Some really nice details here in the non-facial animations department; the rain beads on your armor in real time on Havarl.

Where the game admittedly falls down is the plot. At times it feels like either there were too many cooks in the kitchen or no one had a story bible; half the plot revolves around you and your crew being the first aliens from outside the Andromeda galaxy that the angaran people have ever met, while the other half revolves around a bunch of mutineers from the ships of colonists that arrived before you going rogue and starting to set up gunrunning and other criminal enterprises all over the cluster. These two plots don’t really mesh well together. In addition, the big bads, the kett, are both kind of lame and apocalyptically, irredeemably evil; they reverse-engineer other beings into kett, in a kind of clumsier and less scary version of Reaper indoctrination. The upside is, you can’t really get any kett on your crew, or make any peace with them, so they’re just creatures to shoot. And with angara being the only other new species you run into, this brave new galaxy ends up feeling more than a little thin. The main story itself has to do with an ancient species who left behind a bunch of cryptic machines that would terraform the galaxy…and if this is starting to sounds like the Mass Effect trilogy kind of remixed with the Halo franchise, well, one of the cooks in this particular kitchen was the lead writer on Halo 4, and the game’s final setpiece involves you rushing down a forested alien valley in your vehicle as the ground slopes up to meet you.

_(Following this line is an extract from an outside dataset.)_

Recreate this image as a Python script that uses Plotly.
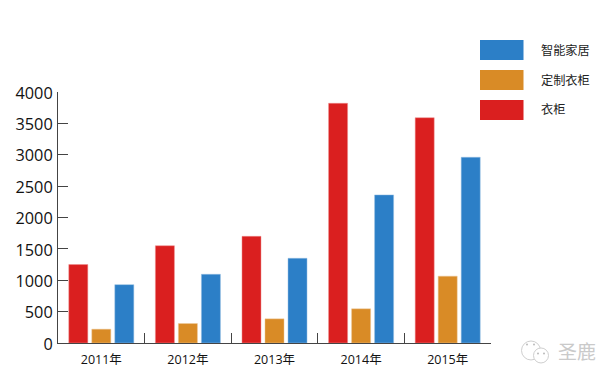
import plotly.graph_objects as go

years = ["2011年", "2012年", "2013年", "2014年", "2015年"]
wardrobe = [1250, 1550, 1700, 3820, 3590]
custom = [220, 310, 385, 545, 1065]
smart = [930, 1095, 1350, 2360, 2960]
y_ticks = [0, 500, 1000, 1500, 2000, 2500, 3000, 3500, 4000]
legend_names = ["智能家居", "定制衣柜", "衣柜"]

RED, ORANGE, BLUE = "#DA1F1F", "#D98B26", "#2C7FC7"
CJK = "Noto Sans CJK SC"
# the page adds an 8px body margin, so the figure is drawn 8px smaller
W, H = 607, 373
PX_L, PX_B, PW, PH = 58, 343.5, 433, 251.5


def px(x):
    return (x - PX_L) / PW


def py(y):
    return (PX_B - y) / PH


fig = go.Figure()
for name, vals, col, edge in [("衣柜", wardrobe, RED, "#EE8F8F"),
                              ("定制衣柜", custom, ORANGE, "#ECC592"),
                              ("智能家居", smart, BLUE, "#95BFE3")]:
    fig.add_bar(x=years, y=vals, name=name, marker=dict(color=col, line=dict(color=edge, width=0.5)))

shapes, annos = [], []
for i, (nm, col) in enumerate(zip(legend_names, [BLUE, ORANGE, RED])):
    y0 = 40 + i * 30
    shapes.append(dict(type="rect", xref="paper", yref="paper",
                       x0=px(480), x1=px(523.5), y0=py(y0 + 20), y1=py(y0),
                       fillcolor=col, line_width=0))
    annos.append(dict(text=nm, xref="paper", yref="paper", x=px(539), y=py(y0 + 9.5),
                      xanchor="left", yanchor="middle", showarrow=False,
                      font=dict(family=CJK, size=12.2, color="#222222")))

# watermark
annos.append(dict(text="圣鹿", xref="paper", yref="paper", x=px(556), y=py(351),
                  xanchor="left", yanchor="middle", showarrow=False,
                  font=dict(family=CJK, size=19, color="#CACACA")))
for cx, cy, r in [(531, 351, 9.5), (541, 356, 7.5)]:
    shapes.append(dict(type="circle", xref="paper", yref="paper",
                       x0=px(cx - r), x1=px(cx + r), y0=py(cy + r), y1=py(cy - r),
                       fillcolor="white", line=dict(color="#CFCFCF", width=1)))
for cx, cy in [(527, 345), (534, 345), (538, 354), (544, 354)]:
    shapes.append(dict(type="circle", xref="paper", yref="paper",
                       x0=px(cx - 1), x1=px(cx + 1), y0=py(cy + 1), y1=py(cy - 1),
                       fillcolor="#BBBBBB", line_width=0))

fig.update_layout(
    width=W, height=H, autosize=False,
    margin=dict(l=50, r=124, t=84, b=37.5),
    paper_bgcolor="white", plot_bgcolor="white",
    barmode="group", bargap=0.203, bargroupgap=0.174,
    showlegend=False, shapes=shapes, annotations=annos,
    xaxis=dict(automargin=False, showline=True, linecolor="#444444", linewidth=1, ticks="inside", ticklen=10,
               tickcolor="#444444", tickson="boundaries", showgrid=False, ticklabelstandoff=5,
               tickfont=dict(family="Open Sans, " + CJK, size=12.5, color="#111111")),
    yaxis=dict(automargin=False, range=[0, 4000], tickvals=y_ticks, showline=True, linecolor="#444444", linewidth=1,
               ticks="inside", ticklen=10, tickcolor="#444444", showgrid=False, zeroline=False,
               ticklabelshift=1, ticklabelstandoff=1,
               tickfont=dict(family="Open Sans", size=16.3, color="#111111")),
)
fig.write_html("out.html")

Whereas the characters were a better iteration on what’s come before in the franchise, the plot of Andromeda is an iteration that doesn’t land so well.

And we’d be remiss if we didn’t mention the single biggest thing that turned people off the title the most. It has to be said: Andromeda just never got where it needed to be with its facial aesthetics and animations. Most of the aliens looked great, but the humans resoundingly did not. There are all kinds of reasons for why this is so that don’t need litigating here because at this point, it really doesn’t matter why; the faces and animations just aren’t up to snuff. Most of the game-preset faces can actually get by just fine with just some animation issues, to be fair — the big problem comes when you customize your Ryder. This is a match shot from a conversation with Drack; both characters are in the same room, talking to each other:

It just can’t look like that! It’s something you’ll have to deal with if you want to play through it, and frankly, it doesn’t bother me all that much — but I’m used to games that maybe don’t have the most money put into facial capture and sync (currently playing through 2016’s The Technomancer as well). For a number of people it was a dealbreaker, and it’s hard to fault them too much for it.

Final Verdict

I still love this game, it’s still a great Mass Effect title despite its flaws, and there have been some indications that they might be coming around to doing something with the IP again after the remasters come out. It’s $20 for the standard edition and $30 for the deluxe edition on the Origin store — just spring for the standard — and it’s worth it at those prices. You can also find it in their subscription service; this is the sort of game that gets tossed into bundles everywhere.